◆ WHAT TO WORK ON ◆
Would it be possible to write out each entry below exactly, without the pictures?

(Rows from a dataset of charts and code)

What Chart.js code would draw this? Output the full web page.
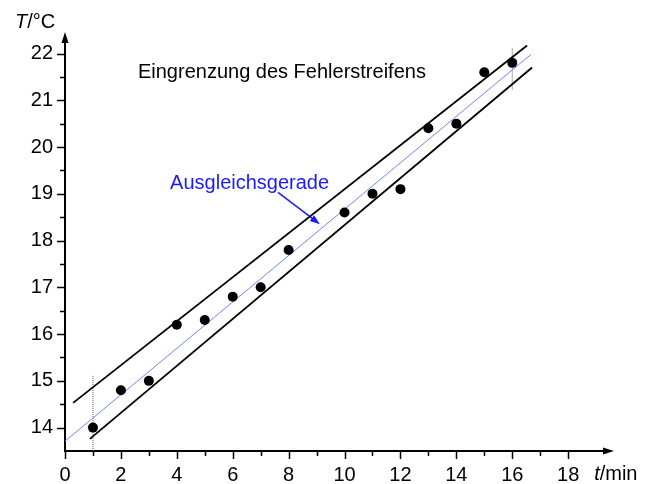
<!DOCTYPE html>
<html>
<head>
<meta charset="utf-8">
<script src="https://cdn.jsdelivr.net/npm/chart.js@4.4.1/dist/chart.umd.min.js"></script>
<style>
  html, body { margin: 0; padding: 0; background: #ffffff; }
  #wrap { width: 651px; height: 484px; }
</style>
</head>
<body>
<div id="wrap"><canvas id="c" width="651" height="484"></canvas></div>
<script>
// Measured temperature T (°C) at time t (min)
const tMin = [1, 2, 3, 4, 5, 6, 7, 8, 10, 11, 12, 13, 14, 15, 16];
const tempC = [14.0, 14.8, 15.0, 16.2, 16.3, 16.8, 17.0, 17.8, 18.6, 19.0, 19.1, 20.4, 20.5, 21.6, 21.8];

// Best-fit line and the two lines bounding the error band (end points)
const fitLine = [{ x: 0, y: 13.71 }, { x: 16.67, y: 21.98 }];
const upperBound = [{ x: 0.29, y: 14.53 }, { x: 16.53, y: 22.17 }];
const lowerBound = [{ x: 0.89, y: 13.76 }, { x: 16.71, y: 21.70 }];

// Dotted verticals marking the band width at the first and last point
const markFirst = [{ x: 1, y: 13.5 }, { x: 1, y: 15.13 }];
const markLast = [{ x: 16, y: 21.23 }, { x: 16, y: 22.13 }];

// Axis ticks
const xTickLabels = [0, 2, 4, 6, 8, 10, 12, 14, 16, 18];
const xMinorTicks = [1, 3, 5, 7, 9, 11, 13, 15, 17];
const yTickLabels = [14, 15, 16, 17, 18, 19, 20, 21, 22];
const yMinorTicks = [14.5, 15.5, 16.5, 17.5, 18.5, 19.5, 20.5, 21.5];

const FONT = "'Liberation Sans', Arial, Helvetica, sans-serif";

// Axis lines with arrowheads, tick marks, axis titles and annotations
const decorations = {
  id: 'decorations',
  beforeDatasetsDraw(chart) {
    const ctx = chart.ctx;
    const xs = chart.scales.x, ys = chart.scales.y;
    const x0 = xs.getPixelForValue(0);
    const yb = ys.getPixelForValue(13.5);
    const xEnd = xs.getPixelForValue(xs.max);
    const yTop = ys.getPixelForValue(ys.max);
    ctx.save();
    ctx.strokeStyle = '#000';
    ctx.fillStyle = '#000';
    ctx.lineWidth = 2;
    // axis lines
    ctx.beginPath();
    ctx.moveTo(x0, yb + 1); ctx.lineTo(x0, yTop + 8);
    ctx.moveTo(x0 - 1, yb); ctx.lineTo(xEnd - 8, yb);
    ctx.stroke();
    // arrowheads
    ctx.beginPath();
    ctx.moveTo(x0, yTop); ctx.lineTo(x0 - 3.5, yTop + 11); ctx.lineTo(x0 + 3.5, yTop + 11); ctx.closePath();
    ctx.fill();
    ctx.beginPath();
    ctx.moveTo(xEnd, yb); ctx.lineTo(xEnd - 11, yb - 3.5); ctx.lineTo(xEnd - 11, yb + 3.5); ctx.closePath();
    ctx.fill();
    // tick marks
    ctx.lineWidth = 1.5;
    ctx.beginPath();
    xTickLabels.forEach(v => { const p = Math.round(xs.getPixelForValue(v)) + 0.5; ctx.moveTo(p, yb); ctx.lineTo(p, yb + 8); });
    xMinorTicks.forEach(v => { const p = Math.round(xs.getPixelForValue(v)) + 0.5; ctx.moveTo(p, yb); ctx.lineTo(p, yb + 5); });
    yTickLabels.forEach(v => { const p = Math.round(ys.getPixelForValue(v)) + 0.5; ctx.moveTo(x0, p); ctx.lineTo(x0 - 8, p); });
    yMinorTicks.forEach(v => { const p = Math.round(ys.getPixelForValue(v)) + 0.5; ctx.moveTo(x0, p); ctx.lineTo(x0 - 5, p); });
    ctx.stroke();

    // axis titles
    ctx.textBaseline = 'alphabetic';
    ctx.textAlign = 'left';
    ctx.font = 'italic 20px ' + FONT;
    ctx.fillText('T', 15, 28);
    let w = ctx.measureText('T').width;
    ctx.font = '20px ' + FONT;
    ctx.fillText('/°C', 15 + w, 28);
    const tx = xs.getPixelForValue(18) + 26;
    ctx.font = 'italic 20px ' + FONT;
    ctx.fillText('t', tx, 480);
    w = ctx.measureText('t').width;
    ctx.font = '20px ' + FONT;
    ctx.fillText('/min', tx + w, 480);

    // annotations
    ctx.fillStyle = '#000';
    ctx.fillText('Eingrenzung des Fehlerstreifens', xs.getPixelForValue(2.61), ys.getPixelForValue(21.47));
    ctx.fillStyle = '#1a1aff';
    ctx.fillText('Ausgleichsgerade', xs.getPixelForValue(3.76), ys.getPixelForValue(19.11));
    // arrow pointing at the fit line
    const ax1 = xs.getPixelForValue(7.62), ay1 = ys.getPixelForValue(19.03);
    const ax2 = xs.getPixelForValue(9.12), ay2 = ys.getPixelForValue(18.35);
    const ang = Math.atan2(ay2 - ay1, ax2 - ax1);
    ctx.strokeStyle = '#1a1aff';
    ctx.lineWidth = 1.5;
    ctx.beginPath();
    ctx.moveTo(ax1, ay1);
    ctx.lineTo(ax2 - 8 * Math.cos(ang), ay2 - 8 * Math.sin(ang));
    ctx.stroke();
    ctx.beginPath();
    ctx.moveTo(ax2, ay2);
    ctx.lineTo(ax2 - 10 * Math.cos(ang) + 3.5 * Math.sin(ang), ay2 - 10 * Math.sin(ang) - 3.5 * Math.cos(ang));
    ctx.lineTo(ax2 - 10 * Math.cos(ang) - 3.5 * Math.sin(ang), ay2 - 10 * Math.sin(ang) + 3.5 * Math.cos(ang));
    ctx.closePath();
    ctx.fillStyle = '#1a1aff';
    ctx.fill();
    ctx.restore();
  }
};

const lineDs = (data, color, width, dash) => ({
  data, showLine: true, borderColor: color, borderWidth: width,
  borderDash: dash || [], pointRadius: 0, fill: false, clip: false
});

new Chart(document.getElementById('c'), {
  type: 'scatter',
  data: {
    datasets: [
      {
        data: tMin.map((t, i) => ({ x: t, y: tempC[i] })),
        pointRadius: 5, pointHoverRadius: 5,
        backgroundColor: '#000', borderWidth: 0, clip: false
      },
      lineDs(fitLine, '#6c87ff', 1),
      lineDs(upperBound, '#000', 1.8),
      lineDs(lowerBound, '#000', 1.8),
      lineDs(markFirst, '#666', 1, [1, 1]),
      lineDs(markLast, '#555', 1, [1, 1])
    ]
  },
  options: {
    responsive: false,
    animation: false,
    events: [],
    layout: { padding: { top: 32, right: 37, left: 0, bottom: 0 } },
    plugins: { legend: { display: false }, tooltip: { enabled: false } },
    scales: {
      x: {
        type: 'linear', min: 0, max: 19.64,
        afterBuildTicks: s => { s.ticks = xTickLabels.map(v => ({ value: v })); },
        afterFit: s => { s.height = 33; },
        grid: { display: false, drawTicks: true, tickLength: 8 },
        border: { display: false },
        ticks: { color: '#000', font: { family: FONT, size: 20 }, padding: 4, maxRotation: 0, autoSkip: false }
      },
      y: {
        type: 'linear', min: 13.5, max: 22.46,
        afterBuildTicks: s => { s.ticks = yTickLabels.map(v => ({ value: v })); },
        afterFit: s => { s.width = 65; },
        grid: { display: false, drawTicks: true, tickLength: 8 },
        border: { display: false },
        ticks: { color: '#000', font: { family: FONT, size: 20 }, padding: 4, autoSkip: false }
      }
    }
  },
  plugins: [decorations]
});
</script>
</body>
</html>
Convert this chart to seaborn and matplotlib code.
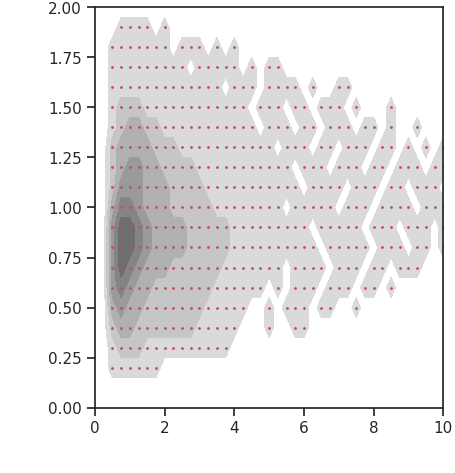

◆ THE RESULT ◆
What Chart.js code would draw this? Output the full web page.
<!DOCTYPE html>
<html>
<head>
<meta charset="utf-8">
<script src="https://cdn.jsdelivr.net/npm/chart.js@4.4.1/dist/chart.umd.min.js"></script>
<style>
  html, body { margin: 0; padding: 0; background: #ffffff; }
  #wrap { width: 651px; height: 484px; }
</style>
</head>
<body>
<div id="wrap"><canvas id="c" width="651" height="484"></canvas></div>
<script>
// Measured temperature T (°C) at time t (min)
const tMin = [1, 2, 3, 4, 5, 6, 7, 8, 10, 11, 12, 13, 14, 15, 16];
const tempC = [14.0, 14.8, 15.0, 16.2, 16.3, 16.8, 17.0, 17.8, 18.6, 19.0, 19.1, 20.4, 20.5, 21.6, 21.8];

// Best-fit line and the two lines bounding the error band (end points)
const fitLine = [{ x: 0, y: 13.71 }, { x: 16.67, y: 21.98 }];
const upperBound = [{ x: 0.29, y: 14.53 }, { x: 16.53, y: 22.17 }];
const lowerBound = [{ x: 0.89, y: 13.76 }, { x: 16.71, y: 21.70 }];

// Dotted verticals marking the band width at the first and last point
const markFirst = [{ x: 1, y: 13.5 }, { x: 1, y: 15.13 }];
const markLast = [{ x: 16, y: 21.23 }, { x: 16, y: 22.13 }];

// Axis ticks
const xTickLabels = [0, 2, 4, 6, 8, 10, 12, 14, 16, 18];
const xMinorTicks = [1, 3, 5, 7, 9, 11, 13, 15, 17];
const yTickLabels = [14, 15, 16, 17, 18, 19, 20, 21, 22];
const yMinorTicks = [14.5, 15.5, 16.5, 17.5, 18.5, 19.5, 20.5, 21.5];

const FONT = "'Liberation Sans', Arial, Helvetica, sans-serif";

// Axis lines with arrowheads, tick marks, axis titles and annotations
const decorations = {
  id: 'decorations',
  beforeDatasetsDraw(chart) {
    const ctx = chart.ctx;
    const xs = chart.scales.x, ys = chart.scales.y;
    const x0 = xs.getPixelForValue(0);
    const yb = ys.getPixelForValue(13.5);
    const xEnd = xs.getPixelForValue(xs.max);
    const yTop = ys.getPixelForValue(ys.max);
    ctx.save();
    ctx.strokeStyle = '#000';
    ctx.fillStyle = '#000';
    ctx.lineWidth = 2;
    // axis lines
    ctx.beginPath();
    ctx.moveTo(x0, yb + 1); ctx.lineTo(x0, yTop + 8);
    ctx.moveTo(x0 - 1, yb); ctx.lineTo(xEnd - 8, yb);
    ctx.stroke();
    // arrowheads
    ctx.beginPath();
    ctx.moveTo(x0, yTop); ctx.lineTo(x0 - 3.5, yTop + 11); ctx.lineTo(x0 + 3.5, yTop + 11); ctx.closePath();
    ctx.fill();
    ctx.beginPath();
    ctx.moveTo(xEnd, yb); ctx.lineTo(xEnd - 11, yb - 3.5); ctx.lineTo(xEnd - 11, yb + 3.5); ctx.closePath();
    ctx.fill();
    // tick marks
    ctx.lineWidth = 1.5;
    ctx.beginPath();
    xTickLabels.forEach(v => { const p = Math.round(xs.getPixelForValue(v)) + 0.5; ctx.moveTo(p, yb); ctx.lineTo(p, yb + 8); });
    xMinorTicks.forEach(v => { const p = Math.round(xs.getPixelForValue(v)) + 0.5; ctx.moveTo(p, yb); ctx.lineTo(p, yb + 5); });
    yTickLabels.forEach(v => { const p = Math.round(ys.getPixelForValue(v)) + 0.5; ctx.moveTo(x0, p); ctx.lineTo(x0 - 8, p); });
    yMinorTicks.forEach(v => { const p = Math.round(ys.getPixelForValue(v)) + 0.5; ctx.moveTo(x0, p); ctx.lineTo(x0 - 5, p); });
    ctx.stroke();

    // axis titles
    ctx.textBaseline = 'alphabetic';
    ctx.textAlign = 'left';
    ctx.font = 'italic 20px ' + FONT;
    ctx.fillText('T', 15, 28);
    let w = ctx.measureText('T').width;
    ctx.font = '20px ' + FONT;
    ctx.fillText('/°C', 15 + w, 28);
    const tx = xs.getPixelForValue(18) + 26;
    ctx.font = 'italic 20px ' + FONT;
    ctx.fillText('t', tx, 480);
    w = ctx.measureText('t').width;
    ctx.font = '20px ' + FONT;
    ctx.fillText('/min', tx + w, 480);

    // annotations
    ctx.fillStyle = '#000';
    ctx.fillText('Eingrenzung des Fehlerstreifens', xs.getPixelForValue(2.61), ys.getPixelForValue(21.47));
    ctx.fillStyle = '#1a1aff';
    ctx.fillText('Ausgleichsgerade', xs.getPixelForValue(3.76), ys.getPixelForValue(19.11));
    // arrow pointing at the fit line
    const ax1 = xs.getPixelForValue(7.62), ay1 = ys.getPixelForValue(19.03);
    const ax2 = xs.getPixelForValue(9.12), ay2 = ys.getPixelForValue(18.35);
    const ang = Math.atan2(ay2 - ay1, ax2 - ax1);
    ctx.strokeStyle = '#1a1aff';
    ctx.lineWidth = 1.5;
    ctx.beginPath();
    ctx.moveTo(ax1, ay1);
    ctx.lineTo(ax2 - 8 * Math.cos(ang), ay2 - 8 * Math.sin(ang));
    ctx.stroke();
    ctx.beginPath();
    ctx.moveTo(ax2, ay2);
    ctx.lineTo(ax2 - 10 * Math.cos(ang) + 3.5 * Math.sin(ang), ay2 - 10 * Math.sin(ang) - 3.5 * Math.cos(ang));
    ctx.lineTo(ax2 - 10 * Math.cos(ang) - 3.5 * Math.sin(ang), ay2 - 10 * Math.sin(ang) + 3.5 * Math.cos(ang));
    ctx.closePath();
    ctx.fillStyle = '#1a1aff';
    ctx.fill();
    ctx.restore();
  }
};

const lineDs = (data, color, width, dash) => ({
  data, showLine: true, borderColor: color, borderWidth: width,
  borderDash: dash || [], pointRadius: 0, fill: false, clip: false
});

new Chart(document.getElementById('c'), {
  type: 'scatter',
  data: {
    datasets: [
      {
        data: tMin.map((t, i) => ({ x: t, y: tempC[i] })),
        pointRadius: 5, pointHoverRadius: 5,
        backgroundColor: '#000', borderWidth: 0, clip: false
      },
      lineDs(fitLine, '#6c87ff', 1),
      lineDs(upperBound, '#000', 1.8),
      lineDs(lowerBound, '#000', 1.8),
      lineDs(markFirst, '#666', 1, [1, 1]),
      lineDs(markLast, '#555', 1, [1, 1])
    ]
  },
  options: {
    responsive: false,
    animation: false,
    events: [],
    layout: { padding: { top: 32, right: 37, left: 0, bottom: 0 } },
    plugins: { legend: { display: false }, tooltip: { enabled: false } },
    scales: {
      x: {
        type: 'linear', min: 0, max: 19.64,
        afterBuildTicks: s => { s.ticks = xTickLabels.map(v => ({ value: v })); },
        afterFit: s => { s.height = 33; },
        grid: { display: false, drawTicks: true, tickLength: 8 },
        border: { display: false },
        ticks: { color: '#000', font: { family: FONT, size: 20 }, padding: 4, maxRotation: 0, autoSkip: false }
      },
      y: {
        type: 'linear', min: 13.5, max: 22.46,
        afterBuildTicks: s => { s.ticks = yTickLabels.map(v => ({ value: v })); },
        afterFit: s => { s.width = 65; },
        grid: { display: false, drawTicks: true, tickLength: 8 },
        border: { display: false },
        ticks: { color: '#000', font: { family: FONT, size: 20 }, padding: 4, autoSkip: false }
      }
    }
  },
  plugins: [decorations]
});
</script>
</body>
</html>
Convert this chart to seaborn and matplotlib code.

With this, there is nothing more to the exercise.